Q. Will you be disappointed if they don't win at all?
JAMES BLAKE: I'm always disappointed when they lose, but I think -- I mean, knowing -- being an athlete, knowing how hard it is to go in as a No. 1 seed and succeed and go in and kind of deal with the pressures and the expectations, I'm always amazed at college athletes, at how mature they are and how well they deal with that kind of pressure.
Because when I was that age, there was no chance I was dealing with that kind of pressure in college tennis compared to them being on ESPN all the time. I'm really impressed with the poise a lot of those guys show. If they do it, I'll be very, very impressed. If they don't, hopefully -- maybe that'll get Tyler Hansbrough back one more year. Maybe it'll be a blessing in disguise.

Q. James, your inability to call talent notwithstanding, just to take you back a few weeks to Kei Nishikori, can you say what about his game was particularly impressive?
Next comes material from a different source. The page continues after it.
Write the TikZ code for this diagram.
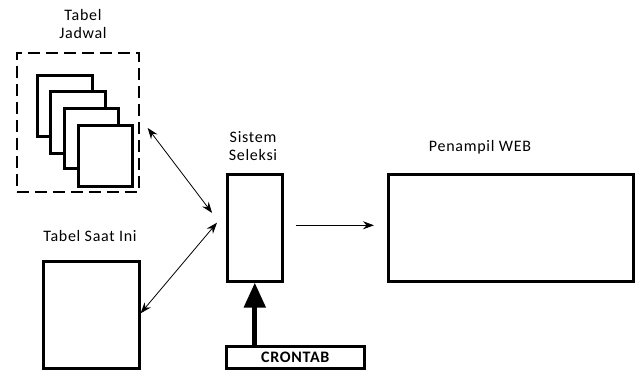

JAMES BLAKE: From the ground he was just rock solid, didn't make many mistakes, didn't give them any points for free. I didn't feel like I returned as well then. His return isn't yet a weapon, I don't think, or a big weapon the way some of the guys on tour have it.
I didn't do enough to attack that, but once we got into the points -- I feel like usually when I get in the points with guys I'm in really good shape. He stepped up and played great the whole time, didn't ever back down, didn't start missing or making mistakes or getting nervous or anything. He really played great.
I think his groundstrokes are very dangerous. He's got a solid backhand, can rip it up the line when he needs to, and his forehand is solid, as well. Moved really well. I think his serve can become more of a weapon and he's -- he's got a bright future, I think. But like I said, maybe I you shouldn't judge by me.